3. else: return False
this solution solves the partition problem because of the claim: if the partition exist, it will be returned by A, since it is optimal. all steps 1,2,3 run at polynomial time (1 for the assumption, 2 and 3 are trivial). so the algorithm we suggested solves partition problem at polynomial time. thus, our problem is NPC
Here's a simple scheme:
Let U be the list of units you want to build, and F be the set of factories that can build them. For each factory, track total time-til-complete; i.e. How long until the queue is completely empty.
Sort U by decreasing time-to-build.
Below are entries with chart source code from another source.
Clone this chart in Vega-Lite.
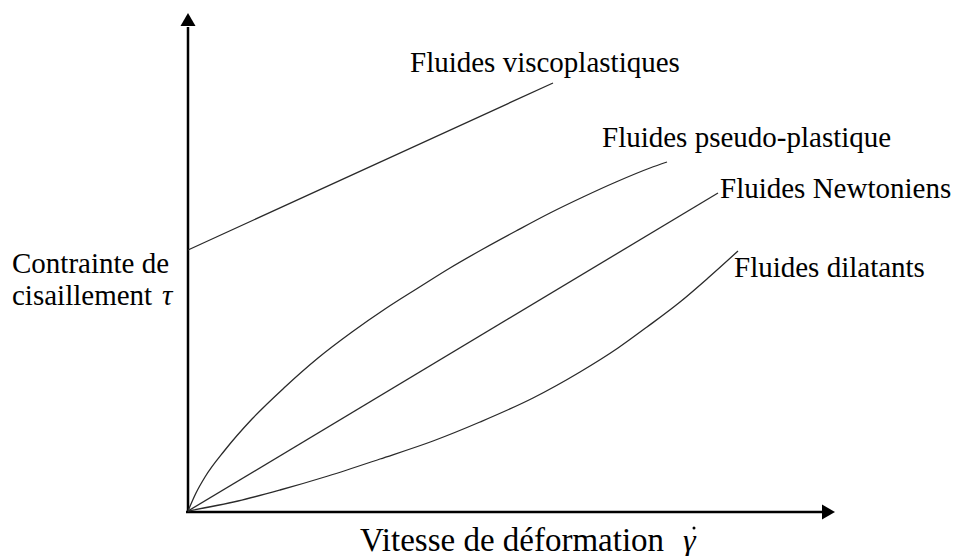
{
  "$schema": "https://vega.github.io/schema/vega-lite/v6.json",
  "width": 956,
  "height": 556,
  "padding": 0,
  "autosize": {"type": "none"},
  "background": "white",
  "config": {"view": {"stroke": null}},
  "datasets": {
    "curves": [
      {"fluid": "viscoplastique", "rate": 0, "stress": 261, "k": 0},
      {"fluid": "viscoplastique", "rate": 365, "stress": 428, "k": 1},
      {"fluid": "pseudo", "rate": 0, "stress": 0, "k": 0},
      {"fluid": "pseudo", "rate": 8, "stress": 18, "k": 1},
      {"fluid": "pseudo", "rate": 17, "stress": 34, "k": 2},
      {"fluid": "pseudo", "rate": 37, "stress": 61, "k": 3},
      {"fluid": "pseudo", "rate": 64, "stress": 92, "k": 4},
      {"fluid": "pseudo", "rate": 97, "stress": 124, "k": 5},
      {"fluid": "pseudo", "rate": 130, "stress": 153, "k": 6},
      {"fluid": "pseudo", "rate": 164, "stress": 179, "k": 7},
      {"fluid": "pseudo", "rate": 197, "stress": 202, "k": 8},
      {"fluid": "pseudo", "rate": 230, "stress": 223, "k": 9},
      {"fluid": "pseudo", "rate": 262, "stress": 243, "k": 10},
      {"fluid": "pseudo", "rate": 295, "stress": 262, "k": 11},
      {"fluid": "pseudo", "rate": 328, "stress": 280, "k": 12},
      {"fluid": "pseudo", "rate": 362, "stress": 298, "k": 13},
      {"fluid": "pseudo", "rate": 395, "stress": 314, "k": 14},
      {"fluid": "pseudo", "rate": 428, "stress": 329, "k": 15},
      {"fluid": "pseudo", "rate": 462, "stress": 343, "k": 16},
      {"fluid": "pseudo", "rate": 479, "stress": 349, "k": 17},
      {"fluid": "newtonien", "rate": 0, "stress": 0, "k": 0},
      {"fluid": "newtonien", "rate": 530, "stress": 318, "k": 1},
      {"fluid": "dilatant", "rate": 0, "stress": 0, "k": 0},
      {"fluid": "dilatant", "rate": 50, "stress": 10, "k": 1},
      {"fluid": "dilatant", "rate": 92, "stress": 21, "k": 2},
      {"fluid": "dilatant", "rate": 140, "stress": 35, "k": 3},
      {"fluid": "dilatant", "rate": 192, "stress": 52, "k": 4},
      {"fluid": "dilatant", "rate": 245, "stress": 70, "k": 5},
      {"fluid": "dilatant", "rate": 292, "stress": 89, "k": 6},
      {"fluid": "dilatant", "rate": 345, "stress": 113, "k": 7},
      {"fluid": "dilatant", "rate": 392, "stress": 139, "k": 8},
      {"fluid": "dilatant", "rate": 430, "stress": 163, "k": 9},
      {"fluid": "dilatant", "rate": 459, "stress": 184, "k": 10},
      {"fluid": "dilatant", "rate": 492, "stress": 209, "k": 11},
      {"fluid": "dilatant", "rate": 520, "stress": 233, "k": 12},
      {"fluid": "dilatant", "rate": 550, "stress": 260, "k": 13}
    ],
    "axes": [
      {"axis": "y", "x1": 0, "y1": -1, "x2": 0, "y2": 484},
      {"axis": "x", "x1": -2, "y1": -1, "x2": 634, "y2": -1}
    ],
    "arrows": [
      {"shape": "triangle-up", "rate": 0, "stress": 491.5},
      {"shape": "triangle-right", "rate": 640.5, "stress": -1}
    ],
    "labels": [
      {"t": "Fluides viscoplastiques", "rate": 222, "stress": 439},
      {"t": "Fluides pseudo-plastique", "rate": 414, "stress": 364},
      {"t": "Fluides Newtoniens", "rate": 532, "stress": 313},
      {"t": "Fluides dilatants", "rate": 546, "stress": 234},
      {"t": "Contrainte de", "rate": -176, "stress": 238},
      {"t": "cisaillement", "rate": -176, "stress": 206}
    ],
    "xlabel": [
      {"t": "Vitesse de déformation", "rate": 172, "stress": -40}
    ],
    "symbols": [
      {"t": "τ", "rate": -26, "stress": 206}
    ],
    "xsymbols": [
      {"t": "γ", "rate": 495, "stress": -40}
    ],
    "dots": [
      {"rate": 506, "stress": -17}
    ]
  },
  "layer": [
    {
      "data": {"name": "axes"},
      "mark": {"type": "rule", "color": "black", "strokeWidth": 2.5},
      "encoding": {
        "x": {"field": "x1", "type": "quantitative", "scale": {"domain": [-188, 768], "nice": false, "zero": false}, "axis": null},
        "y": {"field": "y1", "type": "quantitative", "scale": {"domain": [-45, 511], "nice": false, "zero": false}, "axis": null},
        "x2": {"field": "x2"},
        "y2": {"field": "y2"}
      }
    },
    {
      "data": {"name": "arrows"},
      "mark": {"type": "point", "filled": true, "color": "black", "opacity": 1, "size": 225, "strokeWidth": 0},
      "encoding": {
        "x": {"field": "rate", "type": "quantitative"},
        "y": {"field": "stress", "type": "quantitative"},
        "shape": {"field": "shape", "type": "nominal", "scale": null, "legend": null}
      }
    },
    {
      "data": {"name": "curves"},
      "mark": {"type": "line", "color": "#2a2a2a", "strokeWidth": 1.3, "interpolate": "monotone"},
      "encoding": {
        "x": {"field": "rate", "type": "quantitative"},
        "y": {"field": "stress", "type": "quantitative"},
        "detail": {"field": "fluid", "type": "nominal"},
        "order": {"field": "k", "type": "quantitative"}
      }
    },
    {
      "data": {"name": "labels"},
      "mark": {"type": "text", "font": "Liberation Serif", "fontSize": 29, "align": "left", "baseline": "alphabetic", "color": "black"},
      "encoding": {
        "x": {"field": "rate", "type": "quantitative"},
        "y": {"field": "stress", "type": "quantitative"},
        "text": {"field": "t", "type": "nominal"}
      }
    },
    {
      "data": {"name": "xlabel"},
      "mark": {"type": "text", "font": "Liberation Serif", "fontSize": 33, "align": "left", "baseline": "alphabetic", "color": "black"},
      "encoding": {
        "x": {"field": "rate", "type": "quantitative"},
        "y": {"field": "stress", "type": "quantitative"},
        "text": {"field": "t", "type": "nominal"}
      }
    },
    {
      "data": {"name": "symbols"},
      "mark": {"type": "text", "font": "Liberation Serif", "fontSize": 29, "fontStyle": "italic", "align": "left", "baseline": "alphabetic", "color": "black"},
      "encoding": {
        "x": {"field": "rate", "type": "quantitative"},
        "y": {"field": "stress", "type": "quantitative"},
        "text": {"field": "t", "type": "nominal"}
      }
    },
    {
      "data": {"name": "xsymbols"},
      "mark": {"type": "text", "font": "Liberation Serif", "fontSize": 32, "fontStyle": "italic", "align": "left", "baseline": "alphabetic", "color": "black"},
      "encoding": {
        "x": {"field": "rate", "type": "quantitative"},
        "y": {"field": "stress", "type": "quantitative"},
        "text": {"field": "t", "type": "nominal"}
      }
    },
    {
      "data": {"name": "dots"},
      "mark": {"type": "point", "shape": "circle", "filled": true, "color": "black", "opacity": 1, "size": 9, "strokeWidth": 0},
      "encoding": {
        "x": {"field": "rate", "type": "quantitative"},
        "y": {"field": "stress", "type": "quantitative"}
      }
    }
  ]
}
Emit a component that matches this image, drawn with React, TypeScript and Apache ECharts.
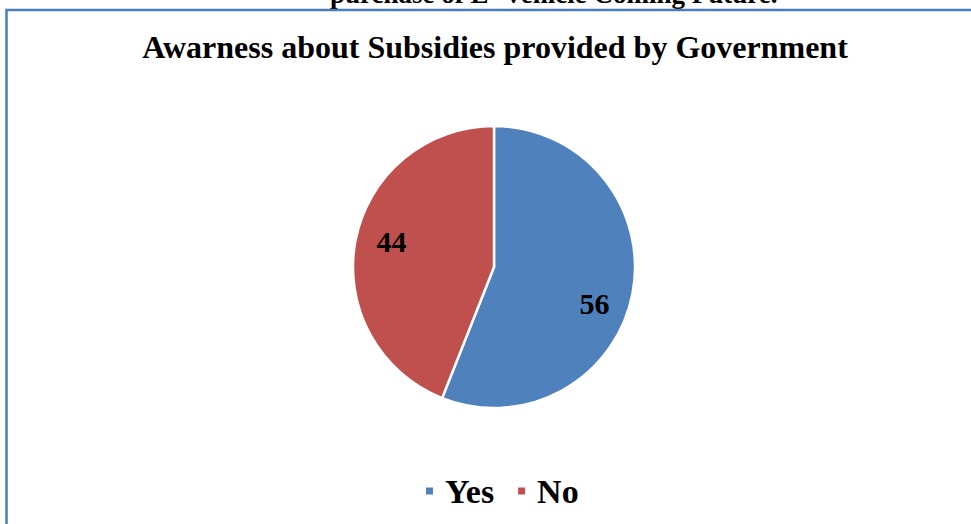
import React, { useEffect, useRef } from "react";
import * as echarts from "echarts";

const categories = ["Yes", "No"];
const values = [56, 44];
const colors = ["#4F81BD", "#C0504D"];
const titleText = "Awarness about Subsidies provided by Government";
const clippedHeading = "purchase of E- Vehicle Coming Future.";

const FONT = "'Liberation Serif', 'Times New Roman', serif";
const labelOffsets = [[-6, 16], [4, -5]];

export default function App() {
  const ref = useRef<HTMLDivElement>(null);
  useEffect(() => {
    if (!ref.current) return;
    const chart = echarts.init(ref.current, null, { renderer: "svg" });
    const data = categories.map((c, i) => ({ name: c, value: values[i], itemStyle: { color: colors[i] } }));
    chart.setOption({
      animation: false,
      backgroundColor: "#ffffff",
      title: {
        text: titleText,
        left: 490,
        textAlign: "center",
        top: 26,
        textStyle: { fontFamily: FONT, fontWeight: "bold", fontSize: 32, color: "#000" },
      },
      legend: {
        data: categories,
        left: 419,
        top: 469,
        icon: "rect",
        itemWidth: 9,
        itemHeight: 9,
        itemGap: 22,
        textStyle: { fontFamily: FONT, fontWeight: "bold", fontSize: 34, color: "#000", padding: [0, 0, 0, 6] },
      },
      graphic: [
        {
          type: "text",
          left: 330,
          top: -20,
          silent: true,
          style: { text: clippedHeading, fill: "#000", font: `bold 27px ${FONT}` },
          z: 1,
        },
        {
          type: "rect",
          shape: { x: 6.5, y: 10, width: 1200, height: 1200 },
          style: { fill: "transparent", stroke: "#4A7EBB", lineWidth: 2.5 },
          silent: true,
          z: 10,
        },
      ],
      series: [
        {
          type: "pie",
          center: [494, 267],
          radius: [0, 141],
          startAngle: 90,
          clockwise: true,
          data,
          label: { show: false },
          labelLine: { show: false },
          itemStyle: { borderColor: "#fff", borderWidth: 2.5 },
          silent: true,
        },
        {
          type: "pie",
          center: [494, 267],
          radius: [70, 141],
          startAngle: 90,
          clockwise: true,
          data: categories.map((c, i) => ({
            name: c,
            value: values[i],
            label: { offset: labelOffsets[i] },
          })),
          itemStyle: { color: "transparent", borderWidth: 0 },
          label: {
            show: true,
            position: "inside",
            formatter: "{c}",
            fontFamily: FONT,
            fontWeight: "bold",
            fontSize: 30,
            color: "#000",
          },
          labelLine: { show: false },
          silent: true,
          legendHoverLink: false,
        },
      ],
    });
    return () => chart.dispose();
  }, []);
  return (
    <div
      ref={ref}
      style={{ position: "fixed", left: 0, top: 0, width: 971, height: 524, background: "#fff" }}
    />
  );
}
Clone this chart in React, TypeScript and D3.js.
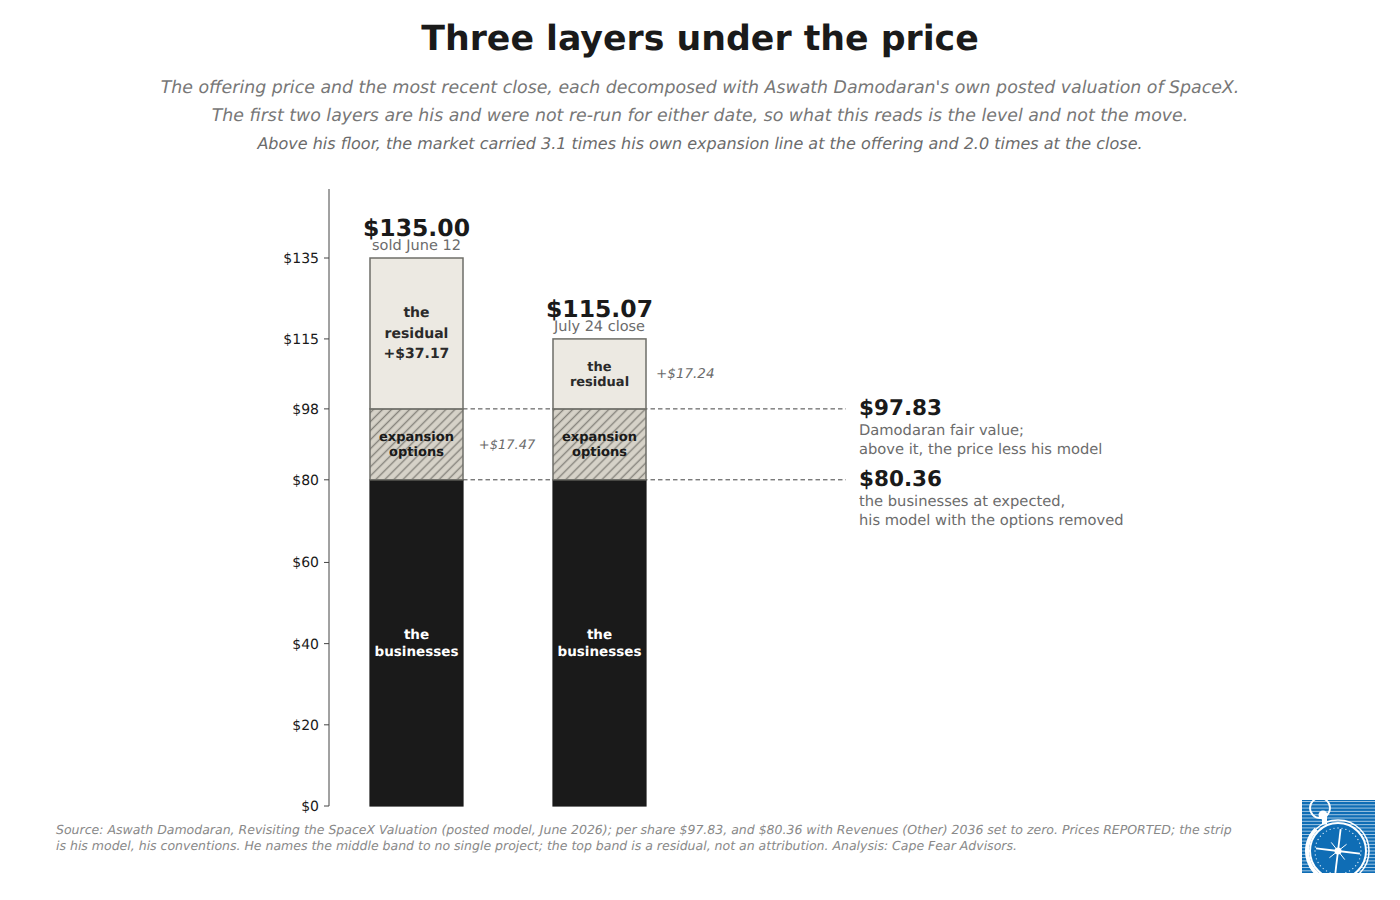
import * as d3 from 'd3';

const columns = ['$135.00', '$115.07'];
const columnNotes = ['sold June 12', 'July 24 close'];
const floorValue = 80.36;
const fairValue = 97.83;
const prices = [135, 115.07];
const yTicks = [0, 20, 40, 60, floorValue, fairValue, 115.07, 135];
const yMax = 152;

const subtitleLines = [
  "The offering price and the most recent close, each decomposed with Aswath Damodaran's own posted valuation of SpaceX.",
  'The first two layers are his and were not re-run for either date, so what this reads is the level and not the move.',
];
const subtitleLast = 'Above his floor, the market carried 3.1 times his own expansion line at the offering and 2.0 times at the close.';
const sourceLines = [
  'Source: Aswath Damodaran, Revisiting the SpaceX Valuation (posted model, June 2026); per share $97.83, and $80.36 with Revenues (Other) 2036 set to zero. Prices REPORTED; the strip',
  'is his model, his conventions. He names the middle band to no single project; the top band is a residual, not an attribution. Analysis: Cape Fear Advisors.',
];

const FONT = '"DejaVu Sans", sans-serif';
const INK = '#1a1a1a';
const GREY = '#6b6b6b';
const EDGE = '#6e6e68';
const BLUE = '#0f6db5';

const y = d3.scaleLinear().domain([0, yMax]).range([806, 189]);
const x = d3.scaleLinear().domain([0, 1]).range([416.5, 599.5]);
const barW = 93;
const dollars = d3.format('$.0f');

function Logo() {
  const stripes = d3.range(1, 73, 3.3);
  const cx = 1338, cy = 851, r = 26;
  const rays = d3.range(0, 8).map((i) => {
    const a = (i * Math.PI) / 4 + 0.12;
    return { a, len: i % 2 === 0 ? r * 0.85 : r * 0.42 };
  });
  const dial = d3.range(0, 36).map((i) => (i * Math.PI) / 18);
  // heavy white rim on the lower left of the case
  const rim = d3.arc()({ innerRadius: 29, outerRadius: 33, startAngle: Math.PI * 1.05, endAngle: Math.PI * 1.75 }) as string;
  return (
    <g>
      <defs>
        <clipPath id="logoClip"><rect x={1302} y={800} width={73} height={73} /></clipPath>
      </defs>
      <rect x={1302} y={800} width={73} height={73} fill={BLUE} />
      {stripes.map((s) => (
        <rect key={s} x={1302} y={800 + s} width={73} height={1} fill="#fff" opacity={0.6} />
      ))}
      <g clipPath="url(#logoClip)">
        <circle cx={1320} cy={808} r={10} fill="none" stroke="#fff" strokeWidth={1.8} />
        <circle cx={1323} cy={815} r={4.5} fill="#fff" />
        <rect x={1322} y={817} width={5} height={7} fill="#fff" />
        <circle cx={cx} cy={cy} r={31} fill="none" stroke="#fff" strokeWidth={1.5} />
        <path d={rim} transform={`translate(${cx},${cy})`} fill="#fff" />
        <circle cx={cx} cy={cy} r={r + 2} fill={BLUE} stroke="#fff" strokeWidth={2} />
        {dial.map((a, i) => (
          <circle key={i} cx={cx + Math.cos(a) * (r - 3)} cy={cy + Math.sin(a) * (r - 3)} r={0.7} fill="#cfe3f3" />
        ))}
        {rays.map((n, i) => (
          <line key={i} x1={cx} y1={cy} x2={cx + Math.cos(n.a) * n.len} y2={cy + Math.sin(n.a) * n.len}
            stroke="#fff" strokeWidth={i % 2 === 0 ? 1.8 : 1} />
        ))}
        <circle cx={cx} cy={cy} r={3.5} fill="#fff" />
      </g>
    </g>
  );
}

function Stack({ i }: { i: number }) {
  const cx = x(i);
  const left = cx - barW / 2;
  const yFloor = y(floorValue);
  const yFair = y(fairValue);
  const yPrice = y(prices[i]);
  return (
    <g>
      <rect x={left} y={yFloor} width={barW} height={y(0) - yFloor} fill={INK} stroke={INK} strokeWidth={1.2} />
      <rect x={left} y={yFair} width={barW} height={yFloor - yFair} fill="#d6d2c8" />
      <rect x={left} y={yFair} width={barW} height={yFloor - yFair} fill="url(#hatch)" stroke={EDGE} strokeWidth={1.5} />
      <rect x={left} y={yPrice} width={barW} height={yFair - yPrice} fill="#ece9e2" stroke={EDGE} strokeWidth={1.5} />
      <text fill="#fff" fontSize={13.5} fontWeight={700} textAnchor="middle">
        <tspan x={cx} y={639}>the</tspan>
        <tspan x={cx} dy={17}>businesses</tspan>
      </text>
      <text fill={INK} fontSize={13} fontWeight={700} textAnchor="middle">
        <tspan x={cx} y={441}>expansion</tspan>
        <tspan x={cx} dy={14.5}>options</tspan>
      </text>
      <text x={cx} y={yPrice - 22} fill={INK} fontSize={23.5} fontWeight={700} textAnchor="middle">{columns[i]}</text>
      <text x={cx} y={yPrice - 8} fill={GREY} fontSize={14.5} textAnchor="middle">{columnNotes[i]}</text>
    </g>
  );
}

export default function App() {
  return (
    <svg width={1400} height={900} style={{ position: 'absolute', left: 0, top: 0, background: '#fff' }}
      fontFamily={FONT} textRendering="geometricPrecision">
      <defs>
        <pattern id="hatch" width={6.4} height={6.4} patternUnits="userSpaceOnUse" patternTransform="rotate(45)">
          <line x1={3.2} y1={0} x2={3.2} y2={6.4} stroke="#85827b" strokeWidth={1.4} />
        </pattern>
      </defs>

      <text x={700} y={50} fontSize={34.75} fontWeight={700} fill={INK} textAnchor="middle">Three layers under the price</text>
      {subtitleLines.map((s, i) => (
        <text key={i} x={700} y={93 + i * 28} fontSize={17.35} fontStyle="italic" fill="#777777" textAnchor="middle">{s}</text>
      ))}
      <text x={700} y={149} fontSize={16} fontStyle="italic" fill={GREY} textAnchor="middle">{subtitleLast}</text>

      {/* guide lines at his two levels */}
      {[floorValue, fairValue].map((v) => (
        <line key={v} x1={x(0) + barW / 2} x2={846} y1={y(v)} y2={y(v)} stroke="#444" strokeWidth={1} strokeDasharray="4.5 3" />
      ))}

      {/* y axis */}
      <line x1={329} x2={329} y1={y(yMax)} y2={y(0)} stroke="#444" strokeWidth={1} />
      {yTicks.map((t) => (
        <g key={t}>
          <line x1={324} x2={329} y1={y(t)} y2={y(t)} stroke="#444" strokeWidth={1} />
          <text x={319} y={y(t) + 1} fontSize={14} fill={INK} textAnchor="end" dominantBaseline="central">{dollars(t)}</text>
        </g>
      ))}

      {columns.map((_, i) => <Stack key={i} i={i} />)}

      {/* residual labels differ in size, the second band is short */}
      <text fill="#2a2a2a" fontSize={14} fontWeight={700} textAnchor="middle">
        <tspan x={x(0)} y={317}>the</tspan>
        <tspan x={x(0)} dy={21}>residual</tspan>
        <tspan x={x(0)} dy={20}>+$37.17</tspan>
      </text>
      <text fill="#2a2a2a" fontSize={13} fontWeight={700} textAnchor="middle">
        <tspan x={x(1)} y={371}>the</tspan>
        <tspan x={x(1)} dy={15}>residual</tspan>
      </text>
      <text x={656} y={378} fontSize={13.5} fontStyle="italic" fill={GREY}>+$17.24</text>
      <text x={507} y={449} fontSize={13} fontStyle="italic" fill={GREY} textAnchor="middle">+$17.47</text>

      <text x={859} y={415} fontSize={21.5} fontWeight={700} fill={INK}>$97.83</text>
      <text x={859} y={435} fontSize={14.7} fill={GREY}>Damodaran fair value;</text>
      <text x={859} y={454} fontSize={14.7} fill={GREY}>above it, the price less his model</text>
      <text x={859} y={486} fontSize={21.5} fontWeight={700} fill={INK}>$80.36</text>
      <text x={859} y={506} fontSize={14.7} fill={GREY}>the businesses at expected,</text>
      <text x={859} y={525} fontSize={14.7} fill={GREY}>his model with the options removed</text>

      {sourceLines.map((s, i) => (
        <text key={i} x={56} y={834 + i * 16} fontSize={12.5} fontStyle="italic" fill="#888888">{s}</text>
      ))}
      <Logo />
    </svg>
  );
}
Maintain sort order when inserting new items
At the start, or at the end of any time tick after a factory completes a unit runs out of work:
Make a ready list of all the factories with space in the queue
Sort the ready list by increasing time-til-complete
Get the factory that will be done soonest
take the first item from U, add it to thact factory
Repeat until U is empty or all queues are full.
Googling "minimum makespan" may give you some leads into other solutions. This CMU lecture has a nice overview.
It turns out that if you know the set of work ahead of time, this problem is exactly Multiprocessor_scheduling, which is NP-Complete. Apparently the algorithm I suggested is called "Longest Processing Time", and it will always give a result no longer than 4/3 of the optimal time.
If you don't know the jobs ahead of time, it is a case of online Job-Shop Scheduling
The paper "The Power of Reordering for Online Minimum Makespan Scheduling" says
for many problems, including minimum
makespan scheduling, it is reasonable
to not only provide a lookahead to a
certain number of future jobs, but
additionally to allow the algorithm to
choose one of these jobs for
processing next and, therefore, to
reorder the input sequence.
Because you have a FIFO on each of your factories, you essentially do have the ability to buffer the incoming jobs, because you can hold them until a factory is completely idle, instead of trying to keeping all the FIFOs full at all times.
If I understand the paper correctly, the upshot of the scheme is to
Keep a fixed size buffer of incoming
jobs. In general, the bigger the
buffer, the closer to ideal
scheduling you get.
Assign a weight w to each factory according to
a given formula, which depends on
buffer size. In the case where
buffer size = number factories +1, use weights of (2/3,1/3) for 2 factories; (5/11,4/11,2/11) for 3.
Once the buffer is full, whenever a new job arrives, you remove the job with the least time to build and assign it to a factory with a time-to-complete < w*T where T is total time-to-complete of all factories.
If there are no more incoming jobs, schedule the remainder of jobs in U using the first algorithm I gave.
The main problem in applying this to your situation is that you don't know when (if ever) that there will be no more incoming jobs. But perhaps just replacing that condition with "if any factory is completely idle", and then restarting will give decent results.